There's a fine line between having a flexible work schedule and a flexible work location--and some people are willing to take a pay cut for one of these benefits.

A majority of the 7,000 call center job applicants studied by economists Alexandre Mas of Princeton University and Amanda Pallais of Harvard University said they would not accept lower pay for the flexibility of setting their own hours. But the study found that the ability to work from home was so important to workers that they were willing to accept on average 8 percent less pay for the privilege. The average person was also willing to receive 20 percent less to avoid jobs with an employer-mandated nontraditional schedule. Nearly half of applicants said they would turn down this type of job, even if it offered a 25 percent salary bump.

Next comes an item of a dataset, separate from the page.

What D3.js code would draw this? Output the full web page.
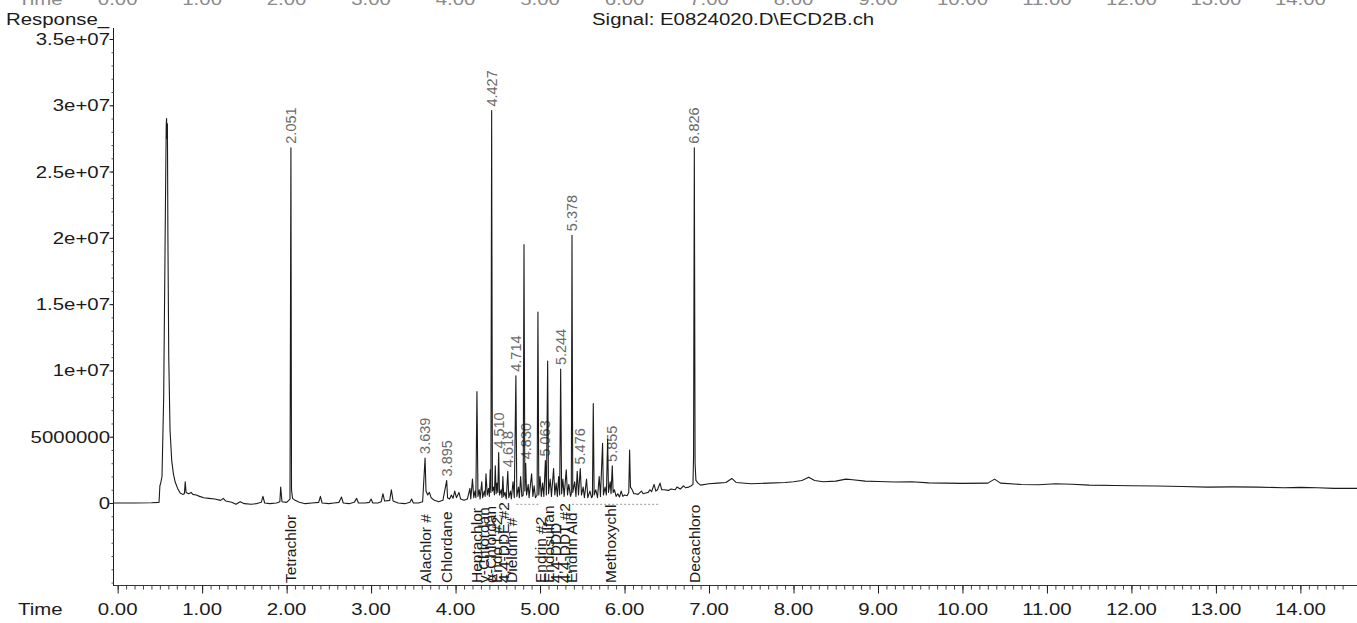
<!DOCTYPE html>
<html>
<head>
<meta charset="utf-8">
<script src="https://cdn.jsdelivr.net/npm/d3@7"></script>
<style>
  html, body { margin: 0; padding: 0; background: #fff; }
  svg { display: block; font-family: "Liberation Sans", Arial, sans-serif; }
</style>
</head>
<body>
<svg id="chart" width="1357" height="623"></svg>
<script>
// ECD signal, points as [retention time (min), response (x 1e6 counts)]
const solventFront = [
  [-0.055, 0.0], [0.20, 0.0], [0.40, 0.02], [0.49, 0.05], [0.50, 1.3], [0.51, 1.5],
  [0.525, 2.0], [0.545, 8.0], [0.565, 22.0], [0.575, 28.5], [0.579, 29.0], [0.585, 27.5],
  [0.589, 28.6], [0.595, 20.0], [0.605, 11.0], [0.62, 5.5], [0.64, 3.2], [0.66, 2.2],
  [0.68, 1.6], [0.71, 1.1], [0.74, 0.75], [0.77, 0.65], [0.79, 0.7], [0.80, 1.6],
  [0.81, 0.8], [0.84, 0.7], [0.87, 0.8], [0.89, 0.65], [0.93, 0.6], [0.97, 0.5]
];

const earlyTrace = [
  [1.02, 0.4], [1.08, 0.35], [1.15, 0.3], [1.22, 0.2], [1.25, 0.35], [1.28, 0.15],
  [1.35, 0.05], [1.40, -0.1], [1.45, 0.1], [1.50, -0.05], [1.58, -0.1], [1.64, -0.05],
  [1.70, 0.05], [1.72, 0.5], [1.74, 0.0], [1.80, -0.05], [1.88, 0.0], [1.92, 0.1],
  [1.93, 1.2], [1.945, 0.1], [2.00, 0.05], [2.04, 0.3], [2.051, 26.8], [2.058, 1.0],
  [2.07, 0.35], [2.10, 0.2], [2.15, 0.05], [2.22, -0.05], [2.30, 0.0], [2.38, 0.05],
  [2.40, 0.5], [2.42, 0.0], [2.50, -0.05], [2.56, 0.0], [2.62, 0.05], [2.65, 0.45],
  [2.67, 0.0], [2.74, -0.05], [2.80, 0.05], [2.83, 0.35], [2.85, 0.0], [2.93, 0.0],
  [2.98, 0.05], [3.00, 0.3], [3.02, 0.0], [3.08, 0.0], [3.12, 0.1], [3.14, 0.7],
  [3.16, 0.15], [3.22, 0.2], [3.24, 1.0], [3.26, 0.15], [3.32, 0.0], [3.40, -0.05],
  [3.46, 0.05], [3.48, 0.3], [3.50, 0.0], [3.56, 0.0], [3.61, 0.1], [3.639, 3.4],
  [3.65, 0.9], [3.67, 0.6], [3.69, 0.8], [3.71, 0.4], [3.75, 0.2], [3.80, 0.1],
  [3.85, 0.2], [3.895, 1.7], [3.905, 0.4], [3.93, 0.3], [3.95, 0.6], [3.97, 0.35],
  [3.99, 0.9], [4.01, 0.4], [4.04, 0.8], [4.06, 0.3], [4.10, 0.2]
];

const pesticideCluster = [
  [4.14, 0.3], [4.17, 1.1], [4.18, 0.3], [4.20, 1.8], [4.215, 0.4], [4.23, 0.9],
  [4.24, 0.4], [4.253, 8.4], [4.265, 0.5], [4.28, 1.0], [4.29, 0.3], [4.31, 1.6],
  [4.32, 0.4], [4.34, 0.9], [4.35, 0.5], [4.36, 2.2], [4.375, 0.6], [4.39, 1.1],
  [4.40, 0.5], [4.41, 2.5], [4.418, 0.8], [4.427, 29.6], [4.436, 0.9], [4.45, 1.2],
  [4.46, 0.6], [4.47, 2.8], [4.48, 0.7], [4.49, 1.5], [4.50, 0.8], [4.51, 3.8],
  [4.52, 0.6], [4.54, 1.0], [4.55, 0.4], [4.56, 2.0], [4.57, 0.5], [4.585, 0.8],
  [4.60, 0.3], [4.618, 2.4], [4.63, 0.4], [4.65, 0.9], [4.66, 0.3], [4.68, 1.6],
  [4.695, 0.4], [4.714, 9.6], [4.725, 0.5], [4.745, 1.2], [4.755, 0.4], [4.77, 2.0],
  [4.785, 0.5], [4.80, 0.6], [4.81, 19.5], [4.82, 0.9], [4.83, 3.0], [4.84, 0.6],
  [4.86, 1.4], [4.87, 0.4], [4.90, 2.2], [4.915, 0.5], [4.93, 1.3], [4.945, 0.4],
  [4.965, 0.6], [4.975, 14.4], [4.985, 0.6], [5.00, 2.0], [5.015, 0.5], [5.03, 1.5],
  [5.045, 0.5], [5.063, 3.2], [5.075, 0.6], [5.09, 10.7], [5.10, 0.7], [5.12, 1.8],
  [5.135, 0.5], [5.16, 2.6], [5.175, 0.6], [5.19, 1.5], [5.205, 0.5], [5.22, 2.0],
  [5.232, 0.6], [5.244, 10.1], [5.255, 0.7], [5.27, 1.8], [5.285, 0.5], [5.31, 2.5],
  [5.325, 0.6], [5.34, 1.4], [5.36, 0.5], [5.37, 0.7], [5.378, 20.2], [5.387, 0.8],
  [5.41, 1.6], [5.425, 0.5], [5.44, 2.4], [5.455, 0.6], [5.476, 2.6], [5.49, 0.6],
  [5.51, 1.2], [5.525, 0.4], [5.55, 1.8], [5.565, 0.4], [5.59, 0.9], [5.61, 0.4],
  [5.62, 0.5], [5.63, 7.5], [5.64, 0.6], [5.66, 1.0], [5.68, 0.4], [5.70, 2.0],
  [5.715, 0.5], [5.74, 4.5], [5.75, 0.6], [5.77, 1.2], [5.785, 0.6], [5.80, 4.8],
  [5.81, 0.8], [5.83, 1.6], [5.84, 0.7], [5.855, 2.8], [5.865, 0.8], [5.88, 1.0],
  [5.90, 0.5], [5.92, 0.7], [5.94, 0.45], [5.96, 0.9], [5.98, 0.5], [6.00, 0.6],
  [6.03, 0.55], [6.05, 0.8], [6.06, 4.0], [6.07, 1.2], [6.09, 1.0], [6.11, 0.7],
  [6.13, 0.7], [6.16, 0.65], [6.20, 0.9], [6.22, 0.7], [6.25, 0.75], [6.28, 0.8],
  [6.30, 1.0], [6.32, 0.85], [6.35, 1.4], [6.37, 0.9], [6.39, 1.0], [6.42, 1.5],
  [6.44, 1.0], [6.47, 1.0], [6.52, 0.95], [6.55, 1.05], [6.60, 1.0], [6.62, 1.2],
  [6.66, 1.05], [6.70, 1.3], [6.72, 1.15], [6.76, 1.2], [6.79, 1.3], [6.81, 1.4],
  [6.817, 3.5], [6.826, 26.8], [6.835, 3.0], [6.845, 1.7], [6.87, 1.5], [6.90, 1.35]
];

const lateTrace = [
  [7.00, 1.45], [7.10, 1.5], [7.20, 1.55], [7.27, 1.85], [7.32, 1.55], [7.50, 1.45],
  [7.70, 1.5], [7.90, 1.55], [8.00, 1.6], [8.10, 1.7], [8.18, 1.95], [8.25, 1.7],
  [8.35, 1.6], [8.50, 1.65], [8.62, 1.8], [8.70, 1.75], [8.85, 1.65], [9.00, 1.62],
  [9.20, 1.58], [9.40, 1.6], [9.60, 1.52], [9.80, 1.5], [10.00, 1.48], [10.30, 1.5],
  [10.38, 1.8], [10.45, 1.5], [10.70, 1.4], [10.90, 1.38], [11.10, 1.45], [11.30, 1.42],
  [11.50, 1.35], [11.80, 1.32], [12.00, 1.3], [12.30, 1.28], [12.60, 1.24], [12.90, 1.2],
  [13.20, 1.22], [13.50, 1.2], [13.80, 1.15], [14.00, 1.18], [14.20, 1.15], [14.40, 1.1],
  [14.67, 1.1]
];

// Integrated peaks: retention times printed above the peaks
const retentionTimes = [2.051, 3.639, 3.895, 4.427, 4.510, 4.618, 4.714, 4.830,
                        5.063, 5.244, 5.378, 5.476, 5.855, 6.826];

// Compound names printed along the time axis
const compoundNames = ["Tetrachlor", "Alachlor #", "Chlordane", "Heptachlor", "γ-Chlordan",
  "α-Chlordan", "Endo I #2", "4,4-DDE #2", "Dieldrin #", "Endrin #2", "Endosulfan",
  "4,4-DDD", "4,4-DDT #2", "Endrin Ald", "Methoxychl", "Decachloro"];
const compoundTimes = [2.051, 3.639, 3.895, 4.253, 4.33, 4.41, 4.49, 4.57, 4.66,
  5.00, 5.10, 5.18, 5.29, 5.37, 5.83, 6.826];

// Integration baseline segments [start, end] (min)
const integrationBaselines = [[4.72, 4.98], [5.38, 6.40]];

// Axis ticks
const yTickValues = [0, 5, 10, 15, 20, 25, 30, 35];
const yTickLabels = ["0", "5000000", "1e+07", "1.5e+07", "2e+07", "2.5e+07", "3e+07", "3.5e+07"];
const xTickValues = [0, 1, 2, 3, 4, 5, 6, 7, 8, 9, 10, 11, 12, 13, 14];
const xTickLabels = ["0.00", "1.00", "2.00", "3.00", "4.00", "5.00", "6.00", "7.00",
  "8.00", "9.00", "10.00", "11.00", "12.00", "13.00", "14.00"];
const signalName = "Signal: E0824020.D\\ECD2B.ch";

// ---------------------------------------------------------------------------
const svg = d3.select("#chart");
const STRETCH = 1.2;           // printed fonts are set wide
const INK = "#1b1b1b";

const x = d3.scaleLinear().domain([-0.055, 14.67]).range([113, 1357]);
const y = d3.scaleLinear().domain([0, 35]).range([503, 39]);
const axisY = 585;             // time axis line
const axisTop = 28;

svg.append("rect").attr("width", 1357).attr("height", 623).attr("fill", "#fff");

function hText(g, px, py, str, anchor, size, fill) {
  return g.append("text")
    .attr("transform", `translate(${px},${py}) scale(${STRETCH},1)`)
    .attr("text-anchor", anchor)
    .attr("font-size", size)
    .attr("fill", fill)
    .text(str);
}

const labels = svg.append("g");

// Header texts
hText(labels, 6, 25, "Response_", "start", 17, INK);
hText(labels, 592, 25, signalName, "start", 17, INK);

// Time labels of the panel above, cut off at the page top
const topRow = svg.append("g");
hText(topRow, 18, 5, "Time", "start", 17, "#8a8a8a");
xTickValues.forEach((t, i) => hText(topRow, x(t), 5, xTickLabels[i], "middle", 17, "#8a8a8a"));

// Y axis
svg.append("line").attr("x1", 113.5).attr("x2", 113.5)
  .attr("y1", axisTop).attr("y2", axisY).attr("stroke", INK).attr("stroke-width", 1);

const yMinor = d3.range(-6, 36, 1);
svg.append("g").attr("transform", "translate(113.5,0)")
  .call(d3.axisLeft(y).tickValues(yMinor).tickSize(2).tickFormat(""))
  .call(g => g.select(".domain").remove())
  .selectAll("line").attr("stroke", "#555");
svg.append("g").attr("transform", "translate(113.5,0)")
  .call(d3.axisLeft(y).tickValues(yTickValues).tickSize(4).tickFormat(""))
  .call(g => g.select(".domain").remove())
  .selectAll("line").attr("stroke", INK);

yTickValues.forEach((v, i) => hText(labels, 110, y(v) + 6, yTickLabels[i], "end", 17, INK));

// Time axis
svg.append("line").attr("x1", 113).attr("x2", 1357)
  .attr("y1", axisY + 0.5).attr("y2", axisY + 0.5).attr("stroke", "#333").attr("stroke-width", 1);

const xMinor = d3.range(0, 146).map(k => k / 10);
svg.append("g").attr("transform", `translate(0,${axisY + 0.5})`)
  .call(d3.axisBottom(x).tickValues(xMinor).tickSize(4).tickFormat(""))
  .call(g => g.select(".domain").remove())
  .selectAll("line").attr("stroke", "#444");
svg.append("g").attr("transform", `translate(0,${axisY + 0.5})`)
  .call(d3.axisBottom(x).tickValues(xTickValues).tickSize(8).tickFormat(""))
  .call(g => g.select(".domain").remove())
  .selectAll("line").attr("stroke", INK);

hText(labels, 18, 615, "Time", "start", 17, INK);
xTickValues.forEach((t, i) => hText(labels, x(t), 615, xTickLabels[i], "middle", 17, INK));

// Integration baselines
svg.append("g").selectAll("line").data(integrationBaselines).join("line")
  .attr("x1", d => x(d[0])).attr("x2", d => x(d[1]))
  .attr("y1", y(-0.1)).attr("y2", y(-0.1))
  .attr("stroke", "#9a9a9a").attr("stroke-width", 1).attr("stroke-dasharray", "2,2");

// Signal trace
const trace = solventFront.concat(earlyTrace, pesticideCluster, lateTrace);
const line = d3.line().x(d => x(d[0])).y(d => y(d[1]));
svg.append("path").datum(trace)
  .attr("d", line)
  .attr("fill", "none")
  .attr("stroke", INK)
  .attr("stroke-width", 1.1)
  .attr("stroke-linejoin", "round");

// Retention time annotations above the peaks
const fmt = d3.format(".3f");
retentionTimes.forEach(rt => {
  const pt = trace.find(d => Math.abs(d[0] - rt) < 1e-6);
  labels.append("text")
    .attr("transform", `translate(${x(rt) + 5},${y(pt[1]) - 4}) rotate(-90)`)
    .attr("text-anchor", "start")
    .attr("font-size", 14.5)
    .attr("fill", "#6a6a6a")
    .text(fmt(rt));
});

// Compound names standing on the time axis
compoundNames.forEach((name, i) => {
  labels.append("text")
    .attr("transform", `translate(${x(compoundTimes[i]) + 5.5},${axisY - 2}) rotate(-90)`)
    .attr("text-anchor", "start")
    .attr("font-size", 15.5)
    .attr("fill", INK)
    .text(name);
});
</script>
</body>
</html>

The trouble is, assessing whether a person is up to the challenge of being able to work from home or setting his or her own hours is almost impossible to discern at the hiring stage. The biggest risk of letting someone, say, work from home is that productivity could fall off as a result. And since you don't know if that'll be the case at the outset, how then do you attempt to give flexibility-loving individuals what they want?

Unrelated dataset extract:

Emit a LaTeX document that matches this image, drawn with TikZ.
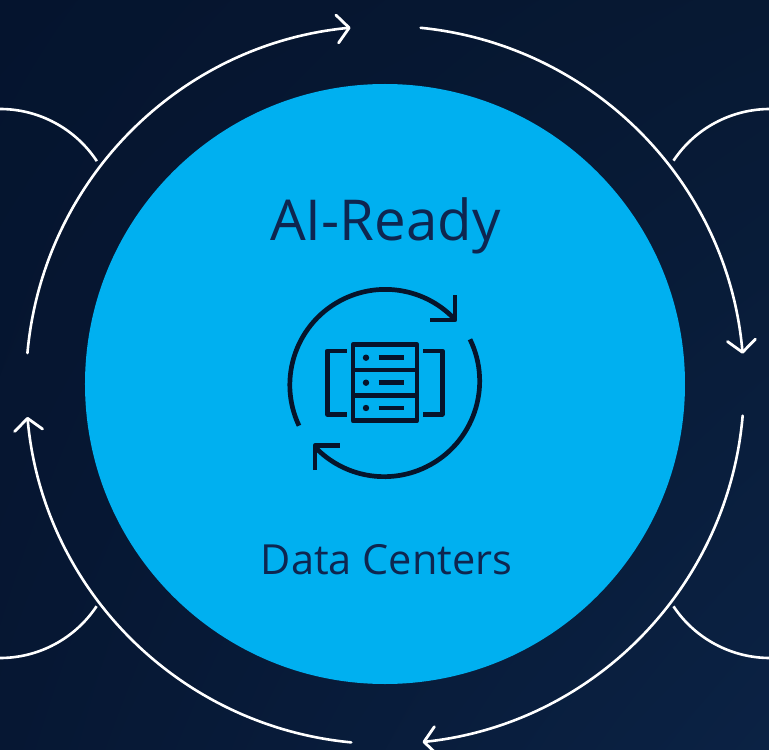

The winners of this year's Nobel Prize in Economics have some advice. While the research of Harvard University's Oliver Hart and Bengt Holmström of the Massachusetts Institute of Technology is often used to structure CEO pay, it provides some valuable insights into how companies can most efficiently translate job performance into pay and benefit structures for all employees.

Here are three low-risk ways to inject flexibility into your flexible workers' pay structure.

1. Balance fixed pay with performance incentives.

To prevent paying full freight for a flexibly-located or -scheduled employee who winds up as a resource drain, base some pay on productivity benchmarks. Holmstrom's work implies that it's best to set aside a portion of an employee's potential pay for a time when his or her performance can be better evaluated. Good performance is a win-win, and bad performance means that allowance can be put back into the company.

2. Measure performance against peers.

Besides breeding some healthy competition, comparing performance to peers better accounts for factors beyond your employees' control and avoids punishing them for broader market downturns. Instead, if workers are given the same resources and training, individuals' abilities will be revealed over time. High-risk industries that can't afford employee churn and uncertain costs should provide more fixed compensation. Lower-risk industries can afford to try out offering performance incentives on new employees to reward the best and weed out those who can't cut it.

3. Leave room for uncertainty.

Hart's incomplete-contract theory states that because performance is difficult to predict and unexpected events arise, contracts must lay out a method for decision-making in case of unforeseen circumstances. That's why it may be pertinent to negotiate with a new hire to revisit bonuses or benefits after some time has passed and the employment arrangement is more predictable.